Com isso, em cada um dos segmentos em que resolver atuar, a N.ovo enfrentará concorrentes especializados – e alguns já de peso. Só no segmento de carnes vegetais, a Fazenda Futuro já está bem posicionada, além da presença dos maiores frigoríficos.
Uma das poucas exceções a essa especialização é a chilena NotCo, com linha de hambúrgueres, leite, maionese e até sorvetes à base de plantas. A fórmula vem dando certo. Em seis anos de vida, a startup já captou cerca de US$ 350 milhões e se tornou um unicórnio em meados do ano passado.
Pinto não parece se intimidar e diz que tem sido grande a dedicação no desenvolvimento produto a produto.

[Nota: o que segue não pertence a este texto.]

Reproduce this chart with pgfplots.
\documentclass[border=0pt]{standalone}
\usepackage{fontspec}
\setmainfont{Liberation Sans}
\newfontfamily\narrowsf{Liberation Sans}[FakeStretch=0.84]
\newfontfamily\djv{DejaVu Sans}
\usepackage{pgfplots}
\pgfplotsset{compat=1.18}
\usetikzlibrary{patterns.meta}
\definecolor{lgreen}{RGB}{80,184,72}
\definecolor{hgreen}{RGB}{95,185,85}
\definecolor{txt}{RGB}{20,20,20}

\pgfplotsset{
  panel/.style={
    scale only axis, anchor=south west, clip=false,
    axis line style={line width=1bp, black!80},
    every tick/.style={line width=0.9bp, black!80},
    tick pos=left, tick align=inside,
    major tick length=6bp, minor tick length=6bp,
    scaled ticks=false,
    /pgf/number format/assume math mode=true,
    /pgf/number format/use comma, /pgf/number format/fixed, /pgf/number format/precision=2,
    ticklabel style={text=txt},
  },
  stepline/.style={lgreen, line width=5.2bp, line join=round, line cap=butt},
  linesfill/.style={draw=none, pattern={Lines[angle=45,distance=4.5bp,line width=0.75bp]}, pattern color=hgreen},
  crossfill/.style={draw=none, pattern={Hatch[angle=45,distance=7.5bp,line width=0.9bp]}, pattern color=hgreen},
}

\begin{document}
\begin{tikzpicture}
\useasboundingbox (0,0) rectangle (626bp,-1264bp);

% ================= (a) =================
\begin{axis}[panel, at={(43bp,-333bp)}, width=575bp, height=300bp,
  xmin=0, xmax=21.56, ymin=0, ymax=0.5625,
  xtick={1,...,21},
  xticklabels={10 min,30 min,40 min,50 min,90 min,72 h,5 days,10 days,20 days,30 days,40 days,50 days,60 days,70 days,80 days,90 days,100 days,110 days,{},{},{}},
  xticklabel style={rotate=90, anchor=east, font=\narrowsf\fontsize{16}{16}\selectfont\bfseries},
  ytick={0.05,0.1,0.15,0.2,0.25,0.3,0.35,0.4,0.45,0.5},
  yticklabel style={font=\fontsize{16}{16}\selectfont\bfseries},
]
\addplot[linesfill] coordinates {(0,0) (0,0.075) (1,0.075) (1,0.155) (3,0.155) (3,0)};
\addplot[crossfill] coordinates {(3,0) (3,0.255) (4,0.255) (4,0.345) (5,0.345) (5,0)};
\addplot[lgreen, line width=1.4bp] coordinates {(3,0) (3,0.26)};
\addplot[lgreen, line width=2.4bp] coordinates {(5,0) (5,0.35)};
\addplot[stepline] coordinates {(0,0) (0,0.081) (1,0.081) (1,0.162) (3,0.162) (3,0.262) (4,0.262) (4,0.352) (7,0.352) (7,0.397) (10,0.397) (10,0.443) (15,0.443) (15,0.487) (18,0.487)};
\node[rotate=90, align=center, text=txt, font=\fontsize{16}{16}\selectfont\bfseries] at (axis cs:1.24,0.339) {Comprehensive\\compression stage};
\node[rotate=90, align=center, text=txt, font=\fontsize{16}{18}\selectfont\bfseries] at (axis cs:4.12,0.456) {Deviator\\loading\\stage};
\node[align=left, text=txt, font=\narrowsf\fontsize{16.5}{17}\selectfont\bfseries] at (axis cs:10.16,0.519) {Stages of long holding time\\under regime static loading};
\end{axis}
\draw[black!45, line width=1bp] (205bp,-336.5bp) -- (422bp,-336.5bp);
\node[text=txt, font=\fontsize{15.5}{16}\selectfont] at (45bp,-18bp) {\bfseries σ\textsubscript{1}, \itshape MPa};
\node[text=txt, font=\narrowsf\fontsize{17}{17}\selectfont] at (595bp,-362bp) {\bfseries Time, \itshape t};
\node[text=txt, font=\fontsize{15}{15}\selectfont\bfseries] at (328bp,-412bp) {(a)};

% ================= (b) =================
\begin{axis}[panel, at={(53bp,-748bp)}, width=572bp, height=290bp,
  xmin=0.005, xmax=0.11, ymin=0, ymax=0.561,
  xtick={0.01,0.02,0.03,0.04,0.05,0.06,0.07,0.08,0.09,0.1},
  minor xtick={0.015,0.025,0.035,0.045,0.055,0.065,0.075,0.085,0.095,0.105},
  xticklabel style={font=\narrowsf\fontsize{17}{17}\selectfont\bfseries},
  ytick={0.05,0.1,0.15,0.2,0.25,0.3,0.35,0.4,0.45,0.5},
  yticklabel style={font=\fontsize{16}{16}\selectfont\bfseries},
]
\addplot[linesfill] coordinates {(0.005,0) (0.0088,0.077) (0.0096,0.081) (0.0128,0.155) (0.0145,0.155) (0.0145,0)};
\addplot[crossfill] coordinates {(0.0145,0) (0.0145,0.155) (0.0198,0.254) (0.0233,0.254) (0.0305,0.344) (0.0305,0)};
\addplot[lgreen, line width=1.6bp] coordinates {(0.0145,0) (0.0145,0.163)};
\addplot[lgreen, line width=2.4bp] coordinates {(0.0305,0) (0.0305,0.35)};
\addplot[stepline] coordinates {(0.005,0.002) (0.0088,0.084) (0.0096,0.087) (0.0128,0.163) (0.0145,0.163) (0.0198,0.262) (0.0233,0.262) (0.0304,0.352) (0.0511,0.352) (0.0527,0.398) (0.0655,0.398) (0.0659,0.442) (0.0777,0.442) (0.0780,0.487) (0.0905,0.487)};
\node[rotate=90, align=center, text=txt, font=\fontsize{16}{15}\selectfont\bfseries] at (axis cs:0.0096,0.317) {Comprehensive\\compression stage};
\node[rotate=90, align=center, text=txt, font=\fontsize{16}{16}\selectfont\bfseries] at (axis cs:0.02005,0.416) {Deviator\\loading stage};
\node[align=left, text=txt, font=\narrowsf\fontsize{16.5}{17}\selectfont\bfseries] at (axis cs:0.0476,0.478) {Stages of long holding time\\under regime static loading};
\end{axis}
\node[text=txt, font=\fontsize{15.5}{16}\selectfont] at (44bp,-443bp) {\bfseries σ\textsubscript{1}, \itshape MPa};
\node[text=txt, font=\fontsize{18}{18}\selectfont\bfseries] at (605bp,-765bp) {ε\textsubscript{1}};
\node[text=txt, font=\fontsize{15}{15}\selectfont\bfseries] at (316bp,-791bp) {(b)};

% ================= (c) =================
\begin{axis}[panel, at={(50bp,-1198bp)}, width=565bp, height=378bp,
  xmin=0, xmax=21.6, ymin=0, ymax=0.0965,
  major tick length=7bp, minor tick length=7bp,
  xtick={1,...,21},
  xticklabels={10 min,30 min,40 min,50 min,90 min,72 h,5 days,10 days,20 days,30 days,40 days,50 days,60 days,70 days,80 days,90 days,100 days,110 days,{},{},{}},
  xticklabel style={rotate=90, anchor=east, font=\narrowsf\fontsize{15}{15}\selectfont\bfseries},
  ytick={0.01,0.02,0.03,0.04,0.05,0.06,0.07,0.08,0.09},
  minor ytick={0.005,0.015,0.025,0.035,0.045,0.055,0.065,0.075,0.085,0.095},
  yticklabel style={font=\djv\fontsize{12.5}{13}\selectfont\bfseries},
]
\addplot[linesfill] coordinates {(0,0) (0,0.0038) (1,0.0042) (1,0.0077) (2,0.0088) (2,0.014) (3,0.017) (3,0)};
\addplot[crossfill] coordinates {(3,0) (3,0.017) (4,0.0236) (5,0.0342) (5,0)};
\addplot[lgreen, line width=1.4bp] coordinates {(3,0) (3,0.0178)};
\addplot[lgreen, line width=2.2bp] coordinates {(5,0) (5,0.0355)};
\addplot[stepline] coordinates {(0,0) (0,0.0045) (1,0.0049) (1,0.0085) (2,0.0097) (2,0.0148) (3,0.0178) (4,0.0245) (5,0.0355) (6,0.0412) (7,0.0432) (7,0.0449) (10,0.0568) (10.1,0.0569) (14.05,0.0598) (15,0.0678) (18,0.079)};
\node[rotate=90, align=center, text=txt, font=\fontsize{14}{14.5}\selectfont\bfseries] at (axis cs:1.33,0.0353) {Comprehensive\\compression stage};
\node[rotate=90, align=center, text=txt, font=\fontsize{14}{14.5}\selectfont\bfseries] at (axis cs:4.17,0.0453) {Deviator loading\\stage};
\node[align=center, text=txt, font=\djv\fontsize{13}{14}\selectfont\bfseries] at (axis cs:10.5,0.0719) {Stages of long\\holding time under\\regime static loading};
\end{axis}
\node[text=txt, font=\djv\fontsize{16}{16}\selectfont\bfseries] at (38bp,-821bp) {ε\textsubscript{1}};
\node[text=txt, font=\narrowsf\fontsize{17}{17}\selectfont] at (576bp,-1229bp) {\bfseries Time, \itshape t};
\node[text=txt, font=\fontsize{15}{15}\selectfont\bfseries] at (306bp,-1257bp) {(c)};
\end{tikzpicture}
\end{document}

No caso da nova linha de frango, por exemplo, o objetivo era chegar à textura das fibras da carne. “O ovo mexido foi até hoje o produto de maior desafio para nós. Porque era preciso mimetizar não só a textura, a aparência e o cheiro, mas também a forma de preparo. É um produto que tem que cair líquido na panela e gelificar chegando na textura de um ovo”, diz.
Fórmula secreta
Como a maioria das foodtechs plant-based, a N.ovo começou com a produção e embalagem em terceirizadas (a logística é realizada pelo grupo Mantiqueira, na base de prestação de serviço.)
Se permite o crescimento acelerado com baixo investimento, nesse modelo o segredo é, mais que nunca, a alma do negócio. “As nossas formulações são o coração da empresa. Então a gente blinda isso da melhor forma possível”, diz Pinto.

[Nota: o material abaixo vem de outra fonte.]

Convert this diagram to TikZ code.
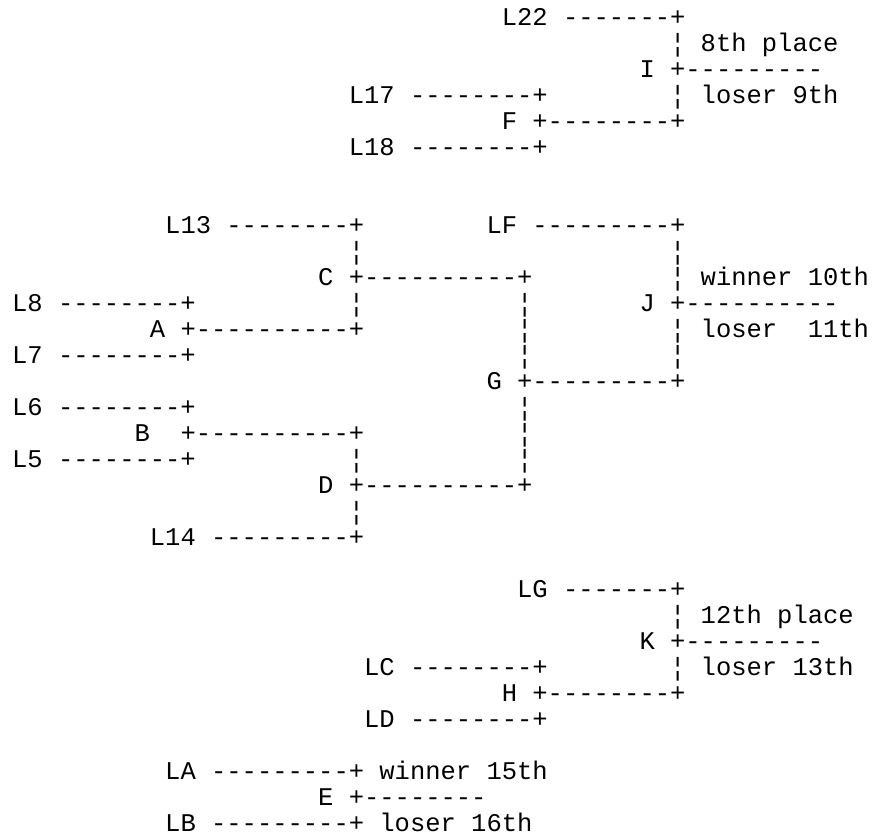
\documentclass[tikz,border=0pt]{standalone}
\usepackage{fontspec}
\setmonofont{Liberation Mono}
\tikzset{txt/.style={anchor=base west, inner sep=0pt, text height=11pt, text depth=2pt, font=\ttfamily\fontsize{25.5pt}{26pt}\selectfont}}
\begin{document}
\begin{tikzpicture}[x=15.3pt,y=-26pt]
\useasboundingbox[fill=white] (-12pt,25pt) rectangle (871pt,-811pt);
\node[txt] (l22) at (32,0) {L22 -------+};
\node[txt] (p8) at (43,1) {¦ 8th place};
\node[txt] (i) at (41,2) {I +---------};
\node[txt] (l17) at (22,3) {L17 --------+};
\node[txt] (p9) at (43,3) {¦ loser 9th};
\node[txt] (f) at (32,4) {F +--------+};
\node[txt] (l18) at (22,5) {L18 --------+};
\node[txt] (l13) at (10,8) {L13 --------+};
\node[txt] (lf) at (31,8) {LF ---------+};
\node[txt] (bc1) at (22,9) {¦};
\node[txt] (bj1) at (43,9) {¦};
\node[txt] (c) at (20,10) {C +----------+};
\node[txt] (p10) at (43,10) {¦ winner 10th};
\node[txt] (l8) at (0,11) {L8 --------+};
\node[txt] (bc2) at (22,11) {¦};
\node[txt] (bg1) at (33,11) {¦};
\node[txt] (j) at (41,11) {J +----------};
\node[txt] (a) at (9,12) {A +----------+};
\node[txt] (bg2) at (33,12) {¦};
\node[txt] (p11) at (43,12) {¦ loser};
\node[txt] (p11n) at (52,12) {11th};
\node[txt] (l7) at (0,13) {L7 --------+};
\node[txt] (bg3) at (33,13) {¦};
\node[txt] (bj2) at (43,13) {¦};
\node[txt] (g) at (31,14) {G +---------+};
\node[txt] (l6) at (0,15) {L6 --------+};
\node[txt] (bg4) at (33,15) {¦};
\node[txt] (b) at (8,16) {B};
\node[txt] (bline) at (11,16) {+----------+};
\node[txt] (bg5) at (33,16) {¦};
\node[txt] (l5) at (0,17) {L5 --------+};
\node[txt] (bd1) at (22,17) {¦};
\node[txt] (bg6) at (33,17) {¦};
\node[txt] (d) at (20,18) {D +----------+};
\node[txt] (bd2) at (22,19) {¦};
\node[txt] (l14) at (9,20) {L14 ---------+};
\node[txt] (lg) at (33,22) {LG -------+};
\node[txt] (p12) at (43,23) {¦ 12th place};
\node[txt] (k) at (41,24) {K +---------};
\node[txt] (lc) at (23,25) {LC --------+};
\node[txt] (p13) at (43,25) {¦ loser 13th};
\node[txt] (h) at (32,26) {H +--------+};
\node[txt] (ld) at (23,27) {LD --------+};
\node[txt] (la) at (10,29) {LA ---------+ winner 15th};
\node[txt] (e) at (20,30) {E +--------};
\node[txt] (lb) at (10,31) {LB ---------+ loser 16th};
\end{tikzpicture}
\end{document}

As matérias-primas vão para uma planta própria de concentrados e saem dali para os terceirizados codificadas. Os parceiros sabem que têm que misturar ingrediente ‘x’ com ‘y’, mas desconhecem as fórmulas e os fornecedores.
Ao longo de 2021, a empresa chegou a explorar a possibilidade de fazer uma rodada de captação no mercado, mas acabou desistindo. Os investimentos, por ora, continuarão sendo feitos pelos sócios do grupo Mantiqueira, Leandro Pinto (pai de Amanda) e Carlos Cunha.

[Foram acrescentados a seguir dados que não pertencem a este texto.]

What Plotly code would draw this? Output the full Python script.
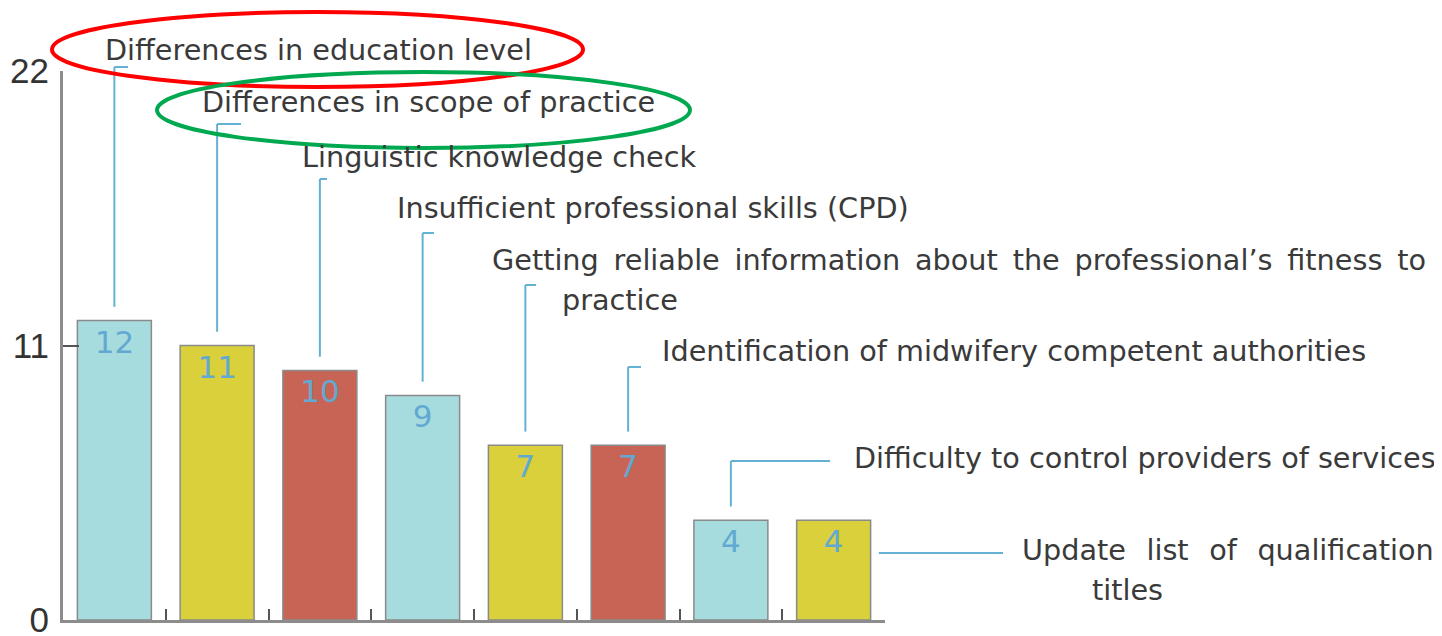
import plotly.graph_objects as go

# ---------------- data ----------------
categories = [
    "Differences in education level",
    "Differences in scope of practice",
    "Linguistic knowledge check",
    "Insufficient professional skills (CPD)",
    "Getting reliable information about the professional’s fitness to practice",
    "Identification of midwifery competent authorities",
    "Difficulty to control providers of services",
    "Update list of qualification titles",
]
values = [12, 11, 10, 9, 7, 7, 4, 4]
bar_colors = ["#a7dcdf", "#d9d03b", "#c86455", "#a7dcdf", "#d9d03b", "#c86455", "#a7dcdf", "#d9d03b"]
ytick_vals = [0, 11, 22]
ytick_text = ["0", "11", "22"]
label_lines = [
    ["Differences in education level"],
    ["Differences in scope of practice"],
    ["Linguistic knowledge check"],
    ["Insufficient professional skills (CPD)"],
    ["Getting reliable information about the professional’s fitness to", "practice"],
    ["Identification of midwifery competent authorities"],
    ["Difficulty to control providers of services"],
    ["Update list of qualification", "titles"],
]

# ---------------- layout geometry (screen pixels of the reference) ----------------
OFF = 8                       # page body margin of the browser
W, H = 1442, 636
PL, PR, PT, PB = 63, 885, 71, 620  # plot area edges (screen px)
N = len(categories)
YMAX = 22
BARGAP = 0.28


def px_to_paper_x(px):
    return (px - PL) / (PR - PL)


def py_to_paper_y(py):
    return (PB - py) / (PB - PT)


def dx_to_paper(x):
    return (x + 0.5) / N


def dy_to_paper(y):
    return y / YMAX


# label positions: (left x px, centre y px) per line, and extra word spacing (thin spaces per gap)
label_pos = [
    [(103, 50)],
    [(200, 102)],
    [(300, 157)],
    [(395, 208)],
    [(490, 260), (560, 300)],
    [(660, 351)],
    [(852, 458)],
    [(1020, 550), (1090, 590)],
]
label_extra = [[0], [0], [0], [0], [1, 0], [0], [0], [2, 0]]
# leader line: (top y px, hook end x px)
leader = [(67, 128), (124, 241), (179, 327), (233, 434), (285, 536), (367, 641), (461, 830), None]

LINE_COL = "#63b1d3"
TEXT_COL = "#3a3a3a"
FONT = "DejaVu Sans"

fig = go.Figure()
fig.add_trace(go.Bar(
    x=categories,
    y=values,
    marker=dict(color=bar_colors, line=dict(color="#8a8a8a", width=1.5)),
    text=[str(v) for v in values],
    textposition="inside",
    insidetextanchor="end",
    textangle=0,
    textfont=dict(family=FONT, size=31, color="#62a9d1"),
    constraintext="none",
    hoverinfo="skip",
))

shapes = []
for i, v in enumerate(values):
    if leader[i] is None:
        continue
    top_py, hook_px = leader[i]
    xp = dx_to_paper(i)
    shapes.append(dict(type="line", xref="paper", yref="paper",
                       x0=xp, x1=xp, y0=dy_to_paper(v + 0.55), y1=py_to_paper_y(top_py),
                       line=dict(color=LINE_COL, width=2)))
    shapes.append(dict(type="line", xref="paper", yref="paper",
                       x0=xp, x1=px_to_paper_x(hook_px), y0=py_to_paper_y(top_py), y1=py_to_paper_y(top_py),
                       line=dict(color=LINE_COL, width=2)))
# last bar: horizontal leader to the right
i_last = N - 1
x_start = i_last + (1 - BARGAP) / 2 + 0.08
shapes.append(dict(type="line", xref="paper", yref="paper",
                   x0=dx_to_paper(x_start), x1=px_to_paper_x(1003),
                   y0=py_to_paper_y(553), y1=py_to_paper_y(553),
                   line=dict(color=LINE_COL, width=2)))

# highlight ellipses
shapes.append(dict(type="circle", xref="paper", yref="paper",
                   x0=px_to_paper_x(52), x1=px_to_paper_x(583),
                   y0=py_to_paper_y(87), y1=py_to_paper_y(12),
                   line=dict(color="#ff0000", width=4)))
shapes.append(dict(type="circle", xref="paper", yref="paper",
                   x0=px_to_paper_x(157), x1=px_to_paper_x(690),
                   y0=py_to_paper_y(148), y1=py_to_paper_y(72),
                   line=dict(color="#00a84f", width=4)))


def spaced(line, extra):
    return line.replace(" ", " " + "\u2009" * extra) if extra else line


annotations = []
for i, lines in enumerate(label_lines):
    for line, (lx, ly), ex in zip(lines, label_pos[i], label_extra[i]):
        annotations.append(dict(
            text=spaced(line, ex), xref="paper", yref="paper",
            x=px_to_paper_x(lx), y=py_to_paper_y(ly),
            xanchor="left", yanchor="middle", showarrow=False,
            font=dict(family=FONT, size=28.7, color=TEXT_COL),
        ))

FW, FH = W - OFF, H - OFF
fig.update_layout(
    width=FW, height=FH,
    margin=dict(l=PL - OFF, r=FW - (PR - OFF), t=PT - OFF, b=FH - (PB - OFF), pad=0, autoexpand=False),
    paper_bgcolor="white", plot_bgcolor="white",
    bargap=BARGAP,
    showlegend=False,
    shapes=shapes,
    annotations=annotations,
    xaxis=dict(
        range=[-0.5, N - 0.5],
        automargin=False,
        showticklabels=False,
        showline=True, linecolor="#8c8c8c", linewidth=3,
        ticks="inside", tickson="boundaries", ticklen=11, tickwidth=2, tickcolor="#555555",
        showgrid=False, zeroline=False,
    ),
    yaxis=dict(
        range=[0, YMAX],
        automargin=False,
        tickvals=ytick_vals, ticktext=ytick_text,
        tickfont=dict(family="Liberation Sans", size=35, color="#333333"),
        ticklabelstandoff=4,
        ticklabeloverflow="allow",
        showline=True, linecolor="#8c8c8c", linewidth=3,
        ticks="inside", ticklen=16, tickwidth=2, tickcolor="#555555",
        showgrid=False, zeroline=False,
    ),
)

fig.write_html("out.html")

“Por conta do cenário macroeconômico, a decisão foi se manter mais enxuto, contando com serviços compartilhados do grupo e com investimentos um pouco menores, até o momento em que a gente alcance um valor maior e retome a ideia de ir a mercado.”
A empreendedora diz que enxerga a empresa como uma marca global. “O Brasil é um grande exportador de proteínas animais e acredito que também se tornará um exportador de proteínas alternativas”, diz ela.
Mas a ida ao mercado externo, tirando uma ou outra exportação pontual que tem acontecido, deve ficar para daqui a dois anos.
No médio prazo, a empresa quer aumentar sua cobertura nacional. “Falta entrar em novas praças. Hoje estamos em doze Estados, mas não com a capilaridade que gostaríamos.”
Outro objetivo é entrar com força no segmento de food service. Pelo perfil do grupo Mantiqueira, a orientação inicial foi para o consumidor final.
“Agora contratamos um profissional de food service, que deve ser uma poderosa alavanca de crescimento. Existe um estudo que mostra que a primeira coisa que te faz comprar no supermercado é ‘a minha mãe me indicou’. E a segunda é provar no restaurante e querer fazer em casa.”
Em São Paulo, já é possível encontrar o frango da N.ovo no restaurante Miado e seu omelete na rede de cafeterias Le Pain Quotidien.
Novas plantas
Se o Brasil pode se tornar um exportador de plant-based para o mundo, o caminho ainda é longo. Isso porque, embora pareça uma contradição quando se pensa no ‘celeiro do mundo’, grande parte da matéria-prima tem que ser importada.
No caso da N.ovo, pelo menos 50% dos ingredientes vêm de fora.
Uma das barreiras, diz Pinto, é que o Brasil não tem plantas de processamento dos ingredientes. Então, a soja é plantada aqui, exportada, e retorna processada para servir de matéria-prima para a indústria de alimentos. “É uma grande perda de energia e de recursos”, diz.
A empresa também tem investido, em parceria com institutos e universidades, na pesquisa de novas plantas brasileiras que possam se tornar ingredientes para a indústria do plant-based. “Nossa ideia é realmente encontrar matérias-primas, testar a aplicação, e entender como processar isso dentro de casa.”